Minerva gave birth to her son, David, about eight weeks early and just four weeks later, she was scheduled to begin her first melanoma treatment.
After David was safely born, Minerva underwent additional scans to determine the extent of melanoma in her body. The scans revealed that tumors surrounded her liver, pancreas, and colon.
Due to the severity of the metastases, Minerva’s first treatment regimen was very aggressive, and consisted of three chemotherapy agents (Dacarbazine, Vinblastine and Cisplatin) and two immunotherapies (Interferon and IL-2) – what was called biochemotherapy. Due to the toxicities and dosage of the cocktail, it was administered over five days in the hospital and then repeated every three weeks. With her husband Frank by her side, Minerva braved six rounds.
“Dr. Hamid said my melanoma was like a freight train – and that the biochemo was needed to slow it down,” remembers Minerva. Minerva would become eligible for some of the exciting new clinical trials that were starting to enroll patients, if her tumors shrunk.
“It was unbelievably hard. I had a newborn son and a five-year old daughter – and it was such a difficult course of treatment,” says Minerva. “But it worked. Many of her tumors shrank and then disappeared.”
With the reduced tumor burden, Minerva’s primary tumor site – finally identified in her rectum – was easily removed through surgery. She also enrolled in a clinical trial testing the safety and efficacy of the then-unapproved CTLA-4 inhibitor, ipilimumab (Yervoy®).
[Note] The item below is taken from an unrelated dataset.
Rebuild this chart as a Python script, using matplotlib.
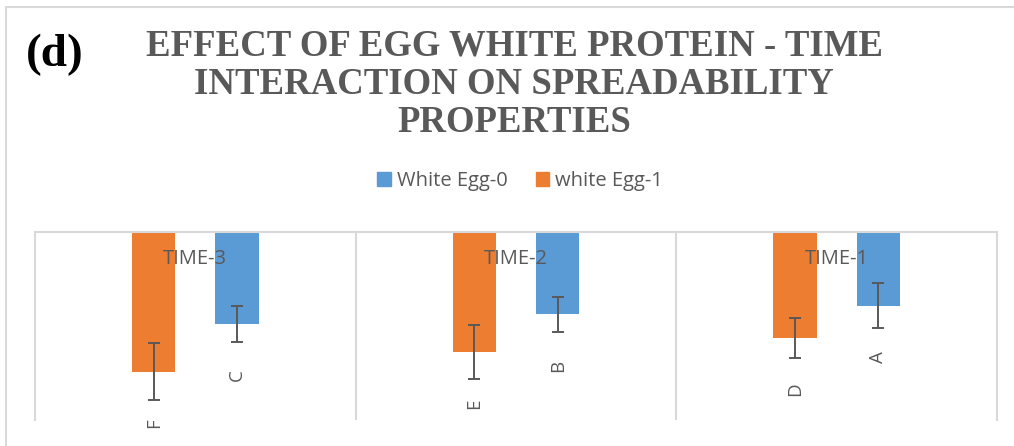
import matplotlib
matplotlib.use("Agg")
import matplotlib.pyplot as plt
import numpy as np
from matplotlib.patches import Patch, Rectangle

# Data (axis drawn reversed, 0 at the top)
categories = ["TIME-3", "TIME-2", "TIME-1"]
egg0_values = [2.45, 2.19, 1.96]  # White Egg-0 (blue)
egg0_errors = [0.48, 0.47, 0.60]
egg0_letters = ["C", "B", "A"]
egg1_values = [3.72, 3.19, 2.81]  # white Egg-1 (orange)
egg1_errors = [0.76, 0.71, 0.53]
egg1_letters = ["F", "E", "D"]

blue = "#5B9BD5"
orange = "#ED7D31"
text_gray = "#595959"
line_gray = "#D9D9D9"

W, H = 1014, 446
fig = plt.figure(figsize=(W / 100, H / 100), dpi=100)

# outer chart border
fig.add_artist(Rectangle((6 / W, -0.1), 1.2, 1.1 - 7 / H, transform=fig.transFigure,
                         fill=False, edgecolor=line_gray, linewidth=1.5))

ax = fig.add_axes([35 / W, (H - 420) / H, (997 - 35) / W, (420 - 232) / H])

x = np.arange(len(categories))
width = 0.135
offset = 0.13

err_kw = dict(ecolor=text_gray, elinewidth=1.4, capsize=4.5, capthick=1.4)
ax.bar(x - offset, egg1_values, width, color=orange, yerr=egg1_errors,
       error_kw=err_kw, zorder=2)
ax.bar(x + offset, egg0_values, width, color=blue, yerr=egg0_errors,
       error_kw=err_kw, zorder=2)

# letter labels beyond the bar ends
for xi, v, lab in zip(x - offset, egg1_values, egg1_letters):
    ax.annotate(lab, (xi, v), xytext=(0, -37), textcoords="offset points",
                rotation=90, ha="center", va="center", fontsize=13.5,
                color=text_gray, family="Open Sans", annotation_clip=False)
for xi, v, lab in zip(x + offset, egg0_values, egg0_letters):
    ax.annotate(lab, (xi, v), xytext=(0, -37), textcoords="offset points",
                rotation=90, ha="center", va="center", fontsize=13.5,
                color=text_gray, family="Open Sans", annotation_clip=False)

ax.set_xlim(-0.5, len(categories) - 0.5)
ax.set_ylim(5, 0)

ax.set_xticks(x)
ax.set_xticklabels(categories, family="Open Sans", fontsize=14.5, color=text_gray)
ax.tick_params(axis="x", top=False, labeltop=True, bottom=False,
               labelbottom=False, pad=-27, length=0)
ax.set_xticks(np.arange(0.5, len(categories) - 0.5), minor=True)
ax.tick_params(axis="x", which="minor", length=0)
ax.grid(True, axis="x", which="minor", color=line_gray, linewidth=1.5)
ax.xaxis.set_zorder(3)
ax.set_yticks([])

for side in ["top", "left", "right"]:
    ax.spines[side].set_color(line_gray)
    ax.spines[side].set_linewidth(1.5)
ax.spines["bottom"].set_visible(False)

fig.text(514 / W, 1 - 84 / H,
         "EFFECT OF EGG WHITE PROTEIN - TIME\nINTERACTION ON SPREADABILITY\nPROPERTIES",
         ha="center", va="center", family="Liberation Serif", weight="bold",
         fontsize=26.5, color=text_gray, linespacing=1.12)
fig.text(55 / W, 1 - 55 / H, "(d)", ha="center", va="center",
         family="Liberation Serif", weight="bold", fontsize=34, color="black")

handles = [Patch(color=blue, label="White Egg-0"),
           Patch(color=orange, label="white Egg-1")]
leg = fig.legend(handles=handles, loc="center", bbox_to_anchor=(520 / W, 1 - 181 / H),
                 ncol=2, frameon=False, handlelength=0.65, handleheight=0.65,
                 handletextpad=0.3, columnspacing=1.4,
                 prop={"family": "Open Sans", "size": 14.5})
for t in leg.get_texts():
    t.set_color(text_gray)

fig.savefig("out.png", dpi=100)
The experimental immunotherapy wasn’t curative – but it bought Minerva time with her family. She would continue to get monthly infusions of ipilimumab for the next two years until metastases (mets) in her brain – became symptomatic. “I started to experience tremors in my arms and felt like I was swaying, like I was on a boat,” says Minerva.
A craniotomy was performed to remove the largest of her brain mets. After recovering, she enrolled in a second clinical trial testing the effectiveness of anti-PD-1 inhibitor, pembrolizumab (Keytruda®).
At the time, researchers didn’t yet know that immunotherapies could cross the blood brain barrier. So when Minerva’s scans showed significant growth in her brain, they scheduled a second craniotomy.
“During the surgery, they realized that the symptoms I was experiencing were actually being caused by the Keytruda,” says Minerva. As the drug spurred her immune system to attack the cancer, it was also causing swelling. And the swelling was causing her symptoms. “It was actually reassuring that this was working. I even made it into some medical journals.”
Minerva continued on pembrolizumab for years and it wasn’t until 2019 that her melanoma started to show signs that it was developing resistance to the treatment.
She enrolled into a third clinical trial, this time trying a new approach called Tumor Infiltrating Lymphocytes or TIL Therapy.
TILs, or tumor-infiltrating lymphocytes, are the white blood cells that have successfully fought their way into the tumor. One theory is that these TILs are insufficient in number and/or otherwise incapable of fully reacting to the tumor as a foreign invader to be killed. TIL therapy works by harvesting TILs from a patient’s tumor, expanding their numbers greatly in a lab, and then administering these lab-grown TILs back into the patient’s body. These infused cells, already primed to successfully swarm the cancer, are then further activated with high-dose interleukin-2 (IL-2).
Minerva spent the first 18 days of August in the hospital receiving the treatment. Now, while being closely monitored, she waits to see if she’ll respond.
“If nothing else, melanoma has taught me patience. At first, I hoped biochemotherapy was going to be my cure. Then – I hoped for Yervoy, then Keytruda. With each new treatment I hope for a cure – but it hasn’t come yet.”
While Minerva hasn’t yet been cured from her melanoma – she has lived for 10 years with it. Her children are now 15 and 10 – and she’s been able see them grow up.
“I never could have imagined it,” says Minerva. “I’m in this for the long haul.”